First I have tried to connect a smartphone to the sgsn, then close the data connection on the phone. But this will only send a Delete Context Request from SGSN to GGSN, not the other way around. It does not run the code that has been patched that way.
SGSN -> GGSN Delte PDP context req SGSN <- GGSN Delte PDP context res: Cause: Request accepted (128) SGSN: runs cb_conf(), frees up pdp context
After looking through the code, I found that it is possible to shutdown active connections from the GGSN from the vty, by running these commands after connecting a MS and having an open data connection:
enable configure terminal ggsn ggsn0 shutdown ggsn
(bring it up again with "no shutdown ggsn".)
It looks like that:
GGSN -> SGSN Delete PDP context req GGSN <- SGSN Delete PDP context res: Cause: request accepted (128) GGSN: does NOT run cb_conf()! :\
So we can't merge the patch as is, because it would never free up the pdp context.

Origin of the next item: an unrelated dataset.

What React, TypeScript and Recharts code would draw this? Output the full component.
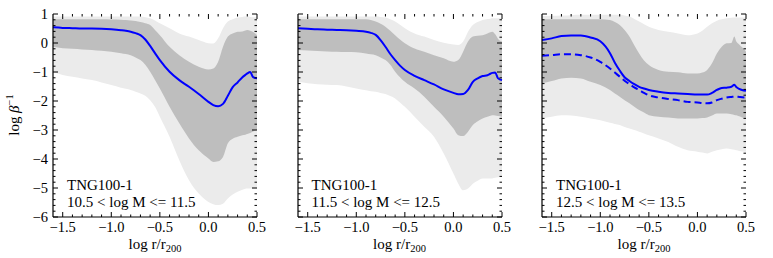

pespin, do you have an idea? (Otherwise I'll work on something else now, not using that deprecated function seems not to be very critical, and I've put quite a lot of time into this already.)
Updated by pespin almost 5 years ago
My guess is that due to shutting down the gsn, probably some structures are dropped and received messages don't follow expected paths in this case. But without logs or pcap files it's difficult to know.
Please mark the gerrit patch as WIP and either keep it for you and have a look at it later or assign it to me so I can look at it at some point.
Updated by osmith almost 5 years ago
The gerrit patch is already marked as WIP, I'll assign it to you. Here is a pcap dump of running "shutdown ggsn" on the tty.
For recording that pcap file, I had modified the callback to log messages, when it would reach the pdp_freepdp() code path for debugging purpose (see below), but both log messages do not show up in the gsmtap log. (Tried the same thing with a gdb breakpoint just to make sure, it never hits the breakpoint.)
/* libgtp callback for confirmations */ static int cb_conf(int type, int cause, struct pdp_t *pdp, void *cbp) { DEBUGP(DGGSN, "libgtp cb_conf(type=%d, cause=%d, pdp=%p, cbp=%p)\n", type, cause, pdp, cbp); switch (type) { case GTP_DELETE_PDP_REQ: DEBUGP(DGGSN, "*** about to run pdp_freepdp! ***\n"); return pdp_freepdp(pdp); } return 0; }
Updated by pespin almost 5 years ago
- Status changed from In Progress to Resolved
- % Done changed from 0 to 100
Submitted bunch of patches documenting lifecycle, code logic and making it more robust:
remote: https://gerrit.osmocom.org/#/c/osmo-ggsn/+/14282 gtp: Document spec reasoning drop of Rx DeleteCtxReq
remote: https://gerrit.osmocom.org/#/c/osmo-ggsn/+/14283 pdp: Introduce new API pdp_count_secondary
remote: https://gerrit.osmocom.org/#/c/osmo-ggsn/+/14284 gtp_create_pdp_ind: simplify code by reordering and compacting parsing
remote: https://gerrit.osmocom.org/#/c/osmo-ggsn/+/14285 gtp: Refactor code to use gtp_freepdp(_teardown) APIs
remote: https://gerrit.osmocom.org/#/c/osmo-ggsn/+/14286 gtp: Document free pdp ctx in non-teardown scenario
remote: https://gerrit.osmocom.org/#/c/osmo-ggsn/+/14011 ggsn: Use gtp_delete_context_req2() everywhere
They were run fine against TTCN ggsn and sgsn tests, and tested locally with 2 phones. They are merged since a few days ago, closing the ticket.